-- Start MATERIAL PROVIDED --
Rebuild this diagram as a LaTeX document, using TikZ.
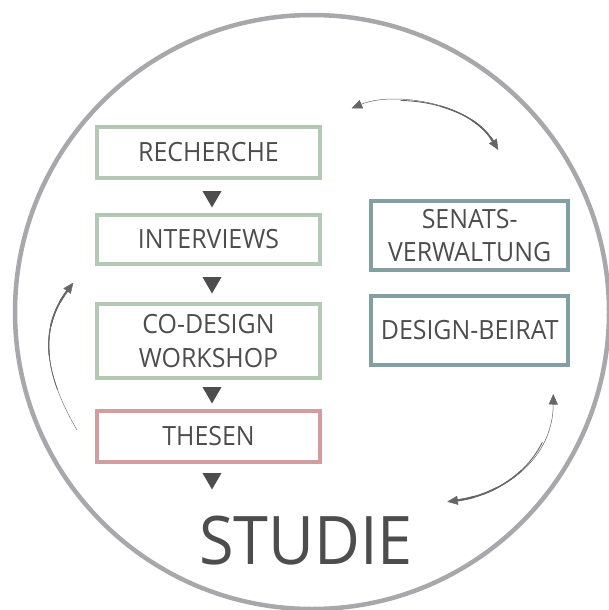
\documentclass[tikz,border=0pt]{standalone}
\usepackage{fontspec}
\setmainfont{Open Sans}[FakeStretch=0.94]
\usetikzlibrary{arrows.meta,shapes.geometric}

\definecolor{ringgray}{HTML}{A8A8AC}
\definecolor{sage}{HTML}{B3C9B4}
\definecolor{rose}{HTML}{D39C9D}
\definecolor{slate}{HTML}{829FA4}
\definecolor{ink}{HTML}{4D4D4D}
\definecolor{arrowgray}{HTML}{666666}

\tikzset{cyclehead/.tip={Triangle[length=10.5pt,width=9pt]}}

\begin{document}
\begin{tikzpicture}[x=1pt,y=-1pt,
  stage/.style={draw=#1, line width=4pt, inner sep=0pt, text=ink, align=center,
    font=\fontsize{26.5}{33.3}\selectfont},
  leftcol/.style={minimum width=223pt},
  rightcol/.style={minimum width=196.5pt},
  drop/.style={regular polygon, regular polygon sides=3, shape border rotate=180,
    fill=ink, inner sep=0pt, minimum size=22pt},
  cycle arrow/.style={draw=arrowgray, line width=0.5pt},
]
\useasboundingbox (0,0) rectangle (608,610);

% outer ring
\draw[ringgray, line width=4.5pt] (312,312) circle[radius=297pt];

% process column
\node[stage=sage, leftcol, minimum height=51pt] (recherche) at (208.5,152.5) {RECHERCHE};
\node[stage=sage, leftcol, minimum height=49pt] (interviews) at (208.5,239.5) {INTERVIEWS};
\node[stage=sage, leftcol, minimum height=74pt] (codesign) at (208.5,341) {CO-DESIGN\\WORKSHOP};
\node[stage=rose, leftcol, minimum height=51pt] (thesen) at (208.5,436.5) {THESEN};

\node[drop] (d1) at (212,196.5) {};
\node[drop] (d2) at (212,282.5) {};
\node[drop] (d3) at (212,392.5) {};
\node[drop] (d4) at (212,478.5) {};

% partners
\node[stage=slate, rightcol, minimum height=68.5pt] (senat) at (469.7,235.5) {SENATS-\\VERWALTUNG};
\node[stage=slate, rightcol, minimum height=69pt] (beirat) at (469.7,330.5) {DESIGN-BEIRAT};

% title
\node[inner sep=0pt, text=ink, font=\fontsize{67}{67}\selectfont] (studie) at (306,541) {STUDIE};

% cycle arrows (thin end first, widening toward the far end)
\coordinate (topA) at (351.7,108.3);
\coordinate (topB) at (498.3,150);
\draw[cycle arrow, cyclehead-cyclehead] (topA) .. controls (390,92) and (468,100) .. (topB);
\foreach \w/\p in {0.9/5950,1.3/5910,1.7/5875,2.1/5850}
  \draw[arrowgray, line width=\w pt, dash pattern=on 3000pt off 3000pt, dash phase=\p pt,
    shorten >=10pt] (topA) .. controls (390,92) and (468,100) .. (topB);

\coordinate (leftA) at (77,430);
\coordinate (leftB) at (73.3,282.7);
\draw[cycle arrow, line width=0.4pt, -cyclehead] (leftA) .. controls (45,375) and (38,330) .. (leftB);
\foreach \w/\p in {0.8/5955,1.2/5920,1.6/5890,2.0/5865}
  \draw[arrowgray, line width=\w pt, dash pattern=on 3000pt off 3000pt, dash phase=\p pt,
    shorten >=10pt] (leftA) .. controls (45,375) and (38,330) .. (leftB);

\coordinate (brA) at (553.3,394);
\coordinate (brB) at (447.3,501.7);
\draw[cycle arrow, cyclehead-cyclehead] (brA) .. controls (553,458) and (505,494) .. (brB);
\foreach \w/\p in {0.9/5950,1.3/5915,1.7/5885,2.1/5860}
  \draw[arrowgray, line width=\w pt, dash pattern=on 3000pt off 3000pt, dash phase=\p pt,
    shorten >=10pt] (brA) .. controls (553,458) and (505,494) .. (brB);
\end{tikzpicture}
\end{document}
-- End MATERIAL PROVIDED --
Transcribe all the data word for word; the images stay out.

=== SOLUTION TO THIS EXERCISE ===
Rebuild this diagram as a LaTeX document, using TikZ.
\documentclass[tikz,border=0pt]{standalone}
\usepackage{fontspec}
\setmainfont{Open Sans}[FakeStretch=0.94]
\usetikzlibrary{arrows.meta,shapes.geometric}

\definecolor{ringgray}{HTML}{A8A8AC}
\definecolor{sage}{HTML}{B3C9B4}
\definecolor{rose}{HTML}{D39C9D}
\definecolor{slate}{HTML}{829FA4}
\definecolor{ink}{HTML}{4D4D4D}
\definecolor{arrowgray}{HTML}{666666}

\tikzset{cyclehead/.tip={Triangle[length=10.5pt,width=9pt]}}

\begin{document}
\begin{tikzpicture}[x=1pt,y=-1pt,
  stage/.style={draw=#1, line width=4pt, inner sep=0pt, text=ink, align=center,
    font=\fontsize{26.5}{33.3}\selectfont},
  leftcol/.style={minimum width=223pt},
  rightcol/.style={minimum width=196.5pt},
  drop/.style={regular polygon, regular polygon sides=3, shape border rotate=180,
    fill=ink, inner sep=0pt, minimum size=22pt},
  cycle arrow/.style={draw=arrowgray, line width=0.5pt},
]
\useasboundingbox (0,0) rectangle (608,610);

% outer ring
\draw[ringgray, line width=4.5pt] (312,312) circle[radius=297pt];

% process column
\node[stage=sage, leftcol, minimum height=51pt] (recherche) at (208.5,152.5) {RECHERCHE};
\node[stage=sage, leftcol, minimum height=49pt] (interviews) at (208.5,239.5) {INTERVIEWS};
\node[stage=sage, leftcol, minimum height=74pt] (codesign) at (208.5,341) {CO-DESIGN\\WORKSHOP};
\node[stage=rose, leftcol, minimum height=51pt] (thesen) at (208.5,436.5) {THESEN};

\node[drop] (d1) at (212,196.5) {};
\node[drop] (d2) at (212,282.5) {};
\node[drop] (d3) at (212,392.5) {};
\node[drop] (d4) at (212,478.5) {};

% partners
\node[stage=slate, rightcol, minimum height=68.5pt] (senat) at (469.7,235.5) {SENATS-\\VERWALTUNG};
\node[stage=slate, rightcol, minimum height=69pt] (beirat) at (469.7,330.5) {DESIGN-BEIRAT};

% title
\node[inner sep=0pt, text=ink, font=\fontsize{67}{67}\selectfont] (studie) at (306,541) {STUDIE};

% cycle arrows (thin end first, widening toward the far end)
\coordinate (topA) at (351.7,108.3);
\coordinate (topB) at (498.3,150);
\draw[cycle arrow, cyclehead-cyclehead] (topA) .. controls (390,92) and (468,100) .. (topB);
\foreach \w/\p in {0.9/5950,1.3/5910,1.7/5875,2.1/5850}
  \draw[arrowgray, line width=\w pt, dash pattern=on 3000pt off 3000pt, dash phase=\p pt,
    shorten >=10pt] (topA) .. controls (390,92) and (468,100) .. (topB);

\coordinate (leftA) at (77,430);
\coordinate (leftB) at (73.3,282.7);
\draw[cycle arrow, line width=0.4pt, -cyclehead] (leftA) .. controls (45,375) and (38,330) .. (leftB);
\foreach \w/\p in {0.8/5955,1.2/5920,1.6/5890,2.0/5865}
  \draw[arrowgray, line width=\w pt, dash pattern=on 3000pt off 3000pt, dash phase=\p pt,
    shorten >=10pt] (leftA) .. controls (45,375) and (38,330) .. (leftB);

\coordinate (brA) at (553.3,394);
\coordinate (brB) at (447.3,501.7);
\draw[cycle arrow, cyclehead-cyclehead] (brA) .. controls (553,458) and (505,494) .. (brB);
\foreach \w/\p in {0.9/5950,1.3/5915,1.7/5885,2.1/5860}
  \draw[arrowgray, line width=\w pt, dash pattern=on 3000pt off 3000pt, dash phase=\p pt,
    shorten >=10pt] (brA) .. controls (553,458) and (505,494) .. (brB);
\end{tikzpicture}
\end{document}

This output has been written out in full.